After researching the decline of red meat consumption and the rise in white meat consumption, folks at the National Pork Board found that white meat was perceived as being lower in overall fat, saturated fat and calories than red meat, and so was seen as more desirable to the American consumer. So, despite the fact that pork, a red meat, is higher in fat, saturated fat and calories than chicken, a white meat, the pork folks decided to just change the American consumers’ perceptions about it, and just call it, “The Other White Meat.”
In addition, pig breeders developed pigs that carried less body fat in their muscle tissues, which did lower the fat content and calories of pork significantly in the past few decades, which has led to much pork sold in grocery stores in the US being injected with saline so that it will not dry out when cooked. (This is called “value added” marketing, by the way, and not coincidentally, when you add water to a meat product, your customer ends up paying partly for water, not meat. “Value-added” indeed.)
But, even when comparing today’s leaner pork with chicken, nutritionists who are not in the employ of The National Pork Board, generally do not find it at all comparable to chicken. Yes, pork has fewer calories and less fat than beef, but it still has 1/3 more fat and calories than skinless chicken. That is a fact.

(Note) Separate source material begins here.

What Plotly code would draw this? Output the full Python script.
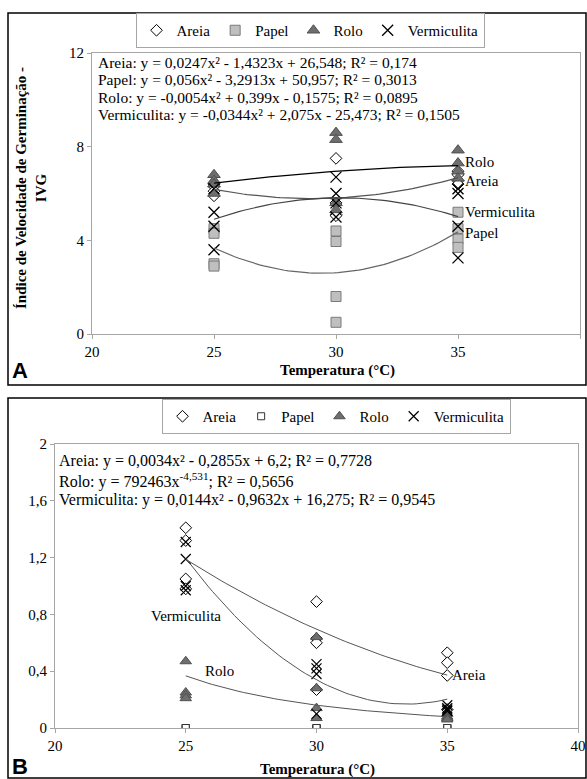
import numpy as np
import plotly.graph_objects as go

W, H = 587, 779
SERIF = "Liberation Serif, Times New Roman, serif"

temps = [25, 30, 35]

# ---------- Panel A data (IVG) ----------
A_areia = [[6.4, 6.3, 6.1, 5.9], [7.5, 5.6, 5.1, 5.05], [6.95, 6.8, 6.55, 6.4]]
A_papel = [[4.5, 4.3, 3.0, 2.9], [4.4, 3.95, 1.6, 0.5], [5.2, 4.5, 4.05, 3.7]]
A_rolo = [[6.8, 6.55, 6.4, 6.0], [8.6, 8.3, 5.6, 5.3], [7.85, 7.3, 6.95, 6.65]]
A_verm = [[6.2, 5.2, 4.6, 3.6], [6.7, 6.0, 5.6, 5.0], [6.2, 6.0, 4.6, 3.25]]

A_areia_coef = [0.0247, -1.4323, 26.548]
A_papel_coef = [0.056, -3.2913, 50.957]
A_rolo_coef = [-0.0054, 0.399, -0.1575]
A_verm_coef = [-0.0344, 2.075, -25.473]

A_equations = [
    "Areia: y = 0,0247x² - 1,4323x + 26,548; R² = 0,174",
    "Papel: y = 0,056x² - 3,2913x + 50,957; R² = 0,3013",
    "Rolo: y = -0,0054x² + 0,399x - 0,1575; R² = 0,0895",
    "Vermiculita: y = -0,0344x² + 2,075x - 25,473; R² = 0,1505",
]
A_yticks = [0, 4, 8, 12]
A_yticklabels = ["0", "4", "8", "12"]

# ---------- Panel B data ----------
B_areia = [[1.41, 1.32, 1.05, 0.98], [0.89, 0.63, 0.6, 0.27], [0.53, 0.46, 0.37, 0.13]]
B_papel = [[0, 0, 0, 0], [0, 0, 0, 0], [0, 0, 0, 0]]
B_rolo = [[0.47, 0.25, 0.23, 0.21], [0.64, 0.28, 0.14, 0.07], [0.1, 0.08, 0.07, 0.06]]
B_verm = [[1.31, 1.19, 1.0, 0.97], [0.45, 0.42, 0.38, 0.1], [0.16, 0.14, 0.13, 0.12]]

B_areia_coef = [0.0034, -0.2855, 6.2]
B_rolo_pow = [792463, -4.531]
B_verm_coef = [0.0144, -0.9632, 16.275]

B_equations = [
    "Areia: y = 0,0034x² - 0,2855x + 6,2; R² = 0,7728",
    "Rolo: y = 792463x<sup>-4,531</sup>; R² = 0,5656",
    "Vermiculita: y = 0,0144x² - 0,9632x + 16,275; R² = 0,9545",
]
B_yticks = [0, 0.4, 0.8, 1.2, 1.6, 2]
B_yticklabels = ["0", "0,4", "0,8", "1,2", "1,6", "2"]

x_ticks = [20, 25, 30, 35, 40]


def flat(groups):
    xs, ys = [], []
    for t, vals in zip(temps, groups):
        for v in vals:
            xs.append(t)
            ys.append(v)
    return xs, ys


xc = np.linspace(25, 35, 60)

fig = go.Figure()

styles = {
    "Areia": dict(symbol="diamond", color="white", line=dict(color="black", width=1)),
    "Papel": dict(symbol="square", color="#bfbfbf", line=dict(color="#7a7a7a", width=1)),
    "Rolo": dict(symbol="triangle-up", color="#6e6e6e", line=dict(color="#505050", width=1)),
    "Vermiculita": dict(symbol="x-thin", color="black", line=dict(color="black", width=1.3)),
}

# Panel A scatter
for name, data, size in [("Areia", A_areia, 9), ("Papel", A_papel, 10),
                         ("Rolo", A_rolo, 11), ("Vermiculita", A_verm, 11)]:
    xs, ys = flat(data)
    fig.add_trace(go.Scatter(x=xs, y=ys, mode="markers", name=name,
                             marker=dict(size=size, **styles[name]),
                             xaxis="x", yaxis="y", legend="legend"))

# Panel A trendlines
for coef, col in [(A_rolo_coef, "black"), (A_areia_coef, "#555555"),
                  (A_verm_coef, "#444444"), (A_papel_coef, "#666666")]:
    fig.add_trace(go.Scatter(x=xc, y=np.polyval(coef, xc), mode="lines",
                             line=dict(color=col, width=1.2), showlegend=False,
                             hoverinfo="skip", xaxis="x", yaxis="y"))

stylesB = {
    "Areia": dict(symbol="diamond", color="white", line=dict(color="black", width=1)),
    "Papel": dict(symbol="square", color="white", line=dict(color="#333333", width=1)),
    "Rolo": dict(symbol="triangle-up", color="#6e6e6e", line=dict(color="#505050", width=1)),
    "Vermiculita": dict(symbol="x-thin", color="black", line=dict(color="black", width=1.2)),
}
for name, data, size in [("Areia", B_areia, 9), ("Papel", B_papel, 7),
                         ("Rolo", B_rolo, 10), ("Vermiculita", B_verm, 10)]:
    xs, ys = flat(data)
    fig.add_trace(go.Scatter(x=xs, y=ys, mode="markers", name=name,
                             marker=dict(size=size, **stylesB[name]),
                             xaxis="x2", yaxis="y2", legend="legend2"))

fig.add_trace(go.Scatter(x=xc, y=np.polyval(B_areia_coef, xc), mode="lines",
                         line=dict(color="#555555", width=1), showlegend=False,
                         hoverinfo="skip", xaxis="x2", yaxis="y2"))
fig.add_trace(go.Scatter(x=xc, y=B_rolo_pow[0] * xc ** B_rolo_pow[1], mode="lines",
                         line=dict(color="#555555", width=1), showlegend=False,
                         hoverinfo="skip", xaxis="x2", yaxis="y2"))
fig.add_trace(go.Scatter(x=xc, y=np.polyval(B_verm_coef, xc), mode="lines",
                         line=dict(color="#555555", width=1), showlegend=False,
                         hoverinfo="skip", xaxis="x2", yaxis="y2"))


def px(xp):
    return xp / W


def py(yp):
    return 1 - yp / H


axis_common = dict(showgrid=False, zeroline=False, showline=True, mirror=True,
                   linecolor="#a6a6a6", linewidth=1, ticks="outside",
                   tickcolor="#a6a6a6", ticklen=4,
                   tickfont=dict(family=SERIF, size=15, color="black"),
                   automargin=False)

fig.update_layout(
    width=W, height=H,
    margin=dict(l=0, r=0, t=0, b=0),
    paper_bgcolor="white", plot_bgcolor="white",
    xaxis=dict(domain=[px(92), px(580)], range=[20, 40], tickvals=x_ticks,
               anchor="y", **axis_common),
    yaxis=dict(domain=[py(334), py(53)], range=[0, 12], tickvals=A_yticks,
               ticktext=A_yticklabels, anchor="x", **axis_common),
    xaxis2=dict(domain=[px(55), px(578)], range=[20, 40], tickvals=x_ticks,
                anchor="y2", **axis_common),
    yaxis2=dict(domain=[py(728), py(444)], range=[0, 2], tickvals=B_yticks,
                ticktext=B_yticklabels, anchor="x2", **axis_common),
    legend=dict(orientation="h", x=px(310), xanchor="center", y=py(13), yanchor="top",
                bordercolor="#a6a6a6", borderwidth=1, bgcolor="white",
                font=dict(family=SERIF, size=15, color="black"), itemwidth=30,
                tracegroupgap=0),
    legend2=dict(orientation="h", x=px(336), xanchor="center", y=py(399), yanchor="top",
                 bordercolor="#a6a6a6", borderwidth=1, bgcolor="white",
                 font=dict(family=SERIF, size=15, color="black"), itemwidth=30),
    font=dict(family=SERIF, color="black"),
    showlegend=True,
)

ann = []
# Equations A
for i, t in enumerate(A_equations):
    ann.append(dict(x=px(96), y=py(63 + 17 * i), xref="paper", yref="paper",
                    xanchor="left", yanchor="middle", text=t, showarrow=False,
                    font=dict(family=SERIF, size=15.5, color="black")))
for i, t in enumerate(B_equations):
    ann.append(dict(x=px(57), y=py(461 + 19.5 * i), xref="paper", yref="paper",
                    xanchor="left", yanchor="middle", text=t, showarrow=False,
                    font=dict(family=SERIF, size=16, color="black")))

# Series labels A
for t, yv in [("Rolo", 7.35), ("Areia", 6.55), ("Vermiculita", 5.2), ("Papel", 4.3)]:
    ann.append(dict(x=35.2, y=yv, xref="x", yref="y", xanchor="left", yanchor="middle",
                    text=t, showarrow=False, font=dict(family=SERIF, size=15, color="black")))
# Series labels B
ann.append(dict(x=25.0, y=0.79, xref="x2", yref="y2", xanchor="center", yanchor="middle",
                text="Vermiculita", showarrow=False, font=dict(family=SERIF, size=15, color="black")))
ann.append(dict(x=26.3, y=0.4, xref="x2", yref="y2", xanchor="center", yanchor="middle",
                text="Rolo", showarrow=False, font=dict(family=SERIF, size=15, color="black")))
ann.append(dict(x=35.1, y=0.37, xref="x2", yref="y2", xanchor="left", yanchor="middle",
                text="Areia", showarrow=False, font=dict(family=SERIF, size=15, color="black")))

# Axis titles
ann.append(dict(x=px(31), y=py(188), xref="paper", yref="paper", xanchor="center",
                yanchor="middle", textangle=-90,
                text="<b>Índice de Velocidade de Germinação -<br>IVG</b>", showarrow=False,
                font=dict(family=SERIF, size=15, color="black")))
ann.append(dict(x=px(337), y=py(370), xref="paper", yref="paper", xanchor="center",
                yanchor="middle", text="<b>Temperatura (°C)</b>", showarrow=False,
                font=dict(family=SERIF, size=15, color="black")))
ann.append(dict(x=px(317), y=py(769), xref="paper", yref="paper", xanchor="center",
                yanchor="middle", text="<b>Temperatura (°C)</b>", showarrow=False,
                font=dict(family=SERIF, size=15, color="black")))
# Panel letters
ann.append(dict(x=px(10), y=py(370), xref="paper", yref="paper", xanchor="left",
                yanchor="middle", text="<b>A</b>", showarrow=False,
                font=dict(family="Liberation Sans, Arial, sans-serif", size=22, color="black")))
ann.append(dict(x=px(10), y=py(766), xref="paper", yref="paper", xanchor="left",
                yanchor="middle", text="<b>B</b>", showarrow=False,
                font=dict(family="Liberation Sans, Arial, sans-serif", size=22, color="black")))

fig.update_layout(annotations=ann)

fig.update_layout(shapes=[
    dict(type="rect", xref="paper", yref="paper", x0=px(8), x1=px(586), y0=py(385), y1=py(13),
         line=dict(color="black", width=1.5), layer="below"),
    dict(type="rect", xref="paper", yref="paper", x0=px(8), x1=px(586), y0=py(778), y1=py(398),
         line=dict(color="black", width=1.5), layer="below"),
])

fig.write_html("out.html",
               config={"displayModeBar": False},
               post_script="document.body.style.margin='0px';"
                           "document.body.style.overflow='hidden';")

With pork, you don’t just have to watch out for the fat in the meat. The advertising can get you, too. Take “The Other White Meat” ads that are run by the National Pork Producers Council. They’re bunk. Pork may be light in color, but it’s not as lean as chicken or turkey. According to the USDA, a typical cut of trimmed pork is one-third fattier than skinless chicken and twice as fatty as skinless turkey. And the pork would have been even worse had the USDA included spare ribs in its “typical” pork numbers.
Yes, if you read that carefully, you can see that some cuts of even today’s “leaner” pork, are fattier than some cuts of beef, which is usually held up as the fattiest of meats. Another bit from the same article asks and answers, “Which has more saturated fat: trimmed pork tenderloin or trimmed Select grade beef round steak? (Pork) tenderloin.”
You can also infer from the above quotes that the USDA also considers pork red meat, not white meat.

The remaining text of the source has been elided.